Pope Francis in Paul VI Hall at the Vatican in January 2024.

Who continued to talk about sustainability while political agendas continued to fuel the climate crisis? The Church did, in an encyclical that will go down in history.

Who talked about Gaza while the United States fed on the massacre and Europe stammered in embarrassment ? Pope Francis did, no matter how delicate the topic can be.

Who has been on the side of the poor in an increasingly unequal world? Who defended the weak while the world was relying on the law of the strongest?

Out of the abyss

Should we hope that the new Pope Leo XIV can succeed where Donald Trump, Ursula von der Leyen, Javier Milei, Giorgia Meloni and Emmanuel Macron fail every day?

The Church does not have the task of saving the planet from wars and economic crises, from climate collapse and dictatorships.

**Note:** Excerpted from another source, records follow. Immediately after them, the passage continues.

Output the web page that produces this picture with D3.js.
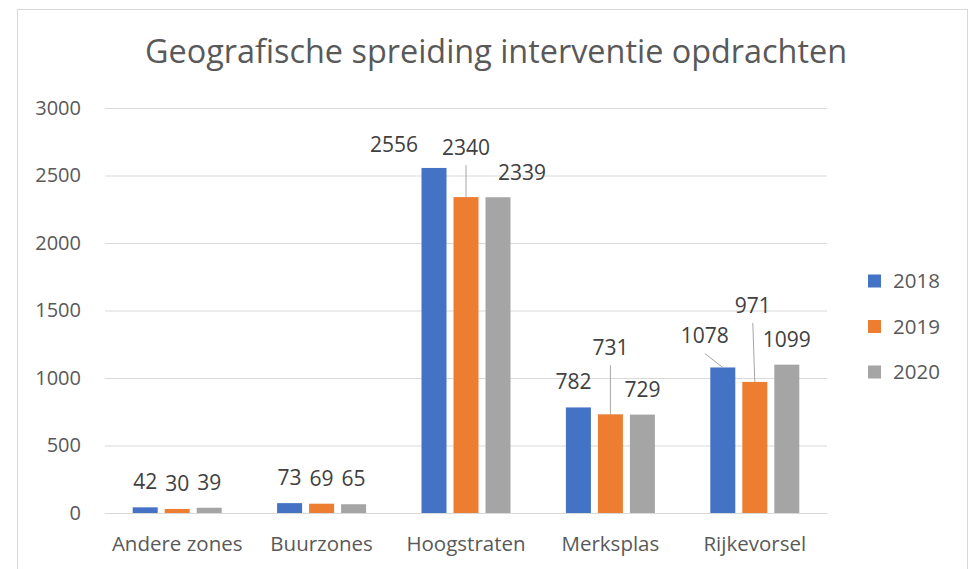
<!DOCTYPE html>
<html>
<head>
<meta charset="utf-8">
<script src="https://cdn.jsdelivr.net/npm/d3@7"></script>
<style>
  html, body { margin: 0; padding: 0; background: #fff; }
  svg { display: block; }
  text { font-family: "Open Sans", "Noto Sans", sans-serif; }
</style>
</head>
<body>
<svg id="chart" width="973" height="569"></svg>
<script>
// ---- data ----
const title = "Geografische spreiding interventie opdrachten";
const categories = ["Andere zones", "Buurzones", "Hoogstraten", "Merksplas", "Rijkevorsel"];
const seriesNames = ["2018", "2019", "2020"];
const values2018 = [42, 73, 2556, 782, 1078];
const values2019 = [30, 69, 2340, 731, 971];
const values2020 = [39, 65, 2339, 729, 1099];
const yTicks = [0, 500, 1000, 1500, 2000, 2500, 3000];

// ---- layout / style (not data) ----
const colors = ["#4472C4", "#ED7D31", "#A5A5A5"];
const plot = { left: 105, right: 827, top: 108, bottom: 513 };
const barW = 25, barStep = 32;
// manual data-label displacements (px) as placed in the original: [series, category, dx, dy, leader]
const labelMoves = [
  [0, 2, -40, 2, false],
  [1, 2, 0, -24, true],
  [2, 2, 24, 1, false],
  [0, 3, -5, 0, false],
  [1, 3, 0, -41, true],
  [0, 4, -18, -6, true],
  [1, 4, -2, -51, true]
];

const svg = d3.select("#chart");
const seriesValues = [values2018, values2019, values2020];

// chart border
svg.append("rect")
  .attr("x", 17.5).attr("y", 9.5).attr("width", 950).attr("height", 600)
  .attr("fill", "#fff").attr("stroke", "#D9D9D9").attr("stroke-width", 1);

// title
svg.append("text")
  .attr("x", 496).attr("y", 63)
  .attr("text-anchor", "middle")
  .attr("fill", "#595959")
  .attr("font-size", 32.4)
  .text(title);

const y = d3.scaleLinear().domain([0, 3000]).range([plot.bottom, plot.top]);
const x = d3.scaleBand().domain(categories).range([plot.left, plot.right]).padding(0);
const xs = d3.scaleBand().domain(seriesNames)
  .range([-(barStep * 2 + barW) / 2, (barStep * 2 + barW) / 2])
  .paddingInner((barStep - barW) / barStep).paddingOuter(0);

// gridlines + y axis labels
const yAxis = d3.axisLeft(y).tickValues(yTicks).tickFormat(d3.format("d"))
  .tickSize(-(plot.right - plot.left)).tickPadding(24);
const gy = svg.append("g").attr("transform", `translate(${plot.left},0)`).call(yAxis);
gy.select(".domain").remove();
gy.selectAll(".tick line").attr("stroke", "#D9D9D9").attr("stroke-width", 1);
gy.selectAll(".tick text")
  .attr("fill", "#595959")
  .attr("font-size", 20)
  .attr("font-family", "'Open Sans', sans-serif");

// x axis labels
const xAxis = d3.axisBottom(x).tickSize(0).tickPadding(0);
const gx = svg.append("g").attr("transform", `translate(0,${plot.bottom})`).call(xAxis);
gx.select(".domain").attr("stroke", "#D9D9D9");
gx.selectAll(".tick text")
  .attr("fill", "#595959")
  .attr("font-size", 20.5)
  .attr("font-family", "'Open Sans', sans-serif")
  .attr("dy", 0)
  .attr("y", 38);

// bars
const groups = svg.append("g");
seriesNames.forEach((s, si) => {
  groups.selectAll(".bar-" + si)
    .data(categories.map((c, ci) => ({ c, v: seriesValues[si][ci] })))
    .join("rect")
    .attr("x", d => x(d.c) + x.bandwidth() / 2 + xs(s))
    .attr("width", xs.bandwidth())
    .attr("y", d => y(d.v))
    .attr("height", d => y(0) - y(d.v))
    .attr("fill", colors[si]);
});

// data labels
const labels = svg.append("g");
seriesNames.forEach((s, si) => {
  categories.forEach((c, ci) => {
    const v = seriesValues[si][ci];
    const bx = x(c) + x.bandwidth() / 2 + xs(s) + xs.bandwidth() / 2;
    const by = y(v);
    const mv = labelMoves.find(m => m[0] === si && m[1] === ci);
    const dx = mv ? mv[2] : 0, dy = mv ? mv[3] : 0;
    const lx = bx + dx, ly = by - 18 + dy;
    if (mv && mv[4]) {
      labels.append("line")
        .attr("x1", lx).attr("y1", ly + 10)
        .attr("x2", bx).attr("y2", by)
        .attr("stroke", "#A6A6A6").attr("stroke-width", 1);
    }
    labels.append("text")
      .attr("x", lx).attr("y", ly)
      .attr("text-anchor", "middle")
      .attr("fill", "#404040")
      .attr("font-size", 21)
      .text(v);
  });
});

// legend
const legend = svg.append("g");
seriesNames.forEach((s, si) => {
  const cy = 281 + si * 45.5;
  legend.append("rect")
    .attr("x", 868).attr("y", cy - 6.5).attr("width", 13).attr("height", 13)
    .attr("fill", colors[si]);
  legend.append("text")
    .attr("x", 893).attr("y", cy + 7)
    .attr("fill", "#595959")
    .attr("font-size", 20.5)
    .text(s);
});
</script>
</body>
</html>
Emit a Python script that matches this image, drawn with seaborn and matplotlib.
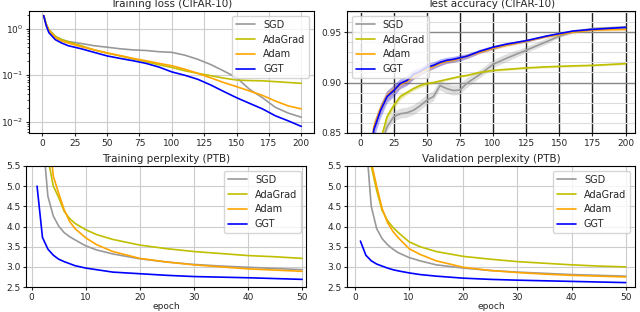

The problem is that the Church does not have the task of saving the planet from wars and economic crises, from climate collapse and dictatorships. The Church plays an eminently religious role. If it matters politically, it should be an accidental consequence.

On this, I invite you to read the beautiful book by Javier Cercas, God’s Madman at the End of the World, where the Spanish writer talks about a trip to Mongolia following the Pope in 2023.

A world that needs a Pope to pull itself out of the abyss is a world in trouble! But it is the paradoxical, even grotesque situation in which we find ourselves. Can Leo XIV help save us all, and fill the void inside?